At one of the earliest Pembroke town meetings, it was "voated yt iff any person shall from the 10th day of Apeirll to ye 20th day of may either build or sett up or continnew any dam or stopage in ye heren brook att pembrook so yt ye fish may not conveneintly pas to there pond yt. It shall be alowable for any person whome the town shall appoint to pull down or Remove ye same." In 1717 Isaac Barker and Ephraim Nichols were empowered "to higher a man or men to go with our Neighboring Indians and clear the Hering brook," and to prosecute the author of any obstruction. For some years, the fish were caught by individuals at their pleasure, without interference from the Town.


Our first notice of another fishery occurs in 1724, when the Town voted to petition the General Court "that Care may be taken that the Herrings or Alewives may have free passage up Indian head river to Indian head river pond their usual place of spawning." This stream seems to have maintained a flourishing business for many years. In 1743 the fish were caught "at the Sawmill called Stetson's Sawmill"- probably that which stood anciently on the south bank of the Indian Head near Ludden's Ford; and long after the Revol- ution, the Town continued to vote ineffectual restrictions of the mill privileges along that river.
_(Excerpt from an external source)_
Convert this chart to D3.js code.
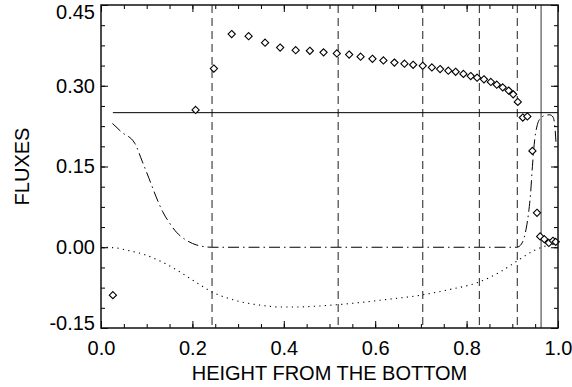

On the Herring Brook, the chief manufactories were the Furnace, established in 1702 at the point where it flows out from the Furnace pond, and the Barker sawmill, erected about 1680, where that of Mr. Lemuel LeFurgey now stands. In 1714 the Town had granted to Josiah Barker "the priv- ilege of setting a corn mill upon ye heren brook," debarring all others provided he build within one year. In 1741 it granted to Nathaniel How the right to build a fulling mill on the northwest side of the brook, just above High Street bridge; reserving a way for the herring to pass by. These privileges continued to be improved, for one purpose or an- other, long after fulling and grinding corn became lost arts in Pembroke.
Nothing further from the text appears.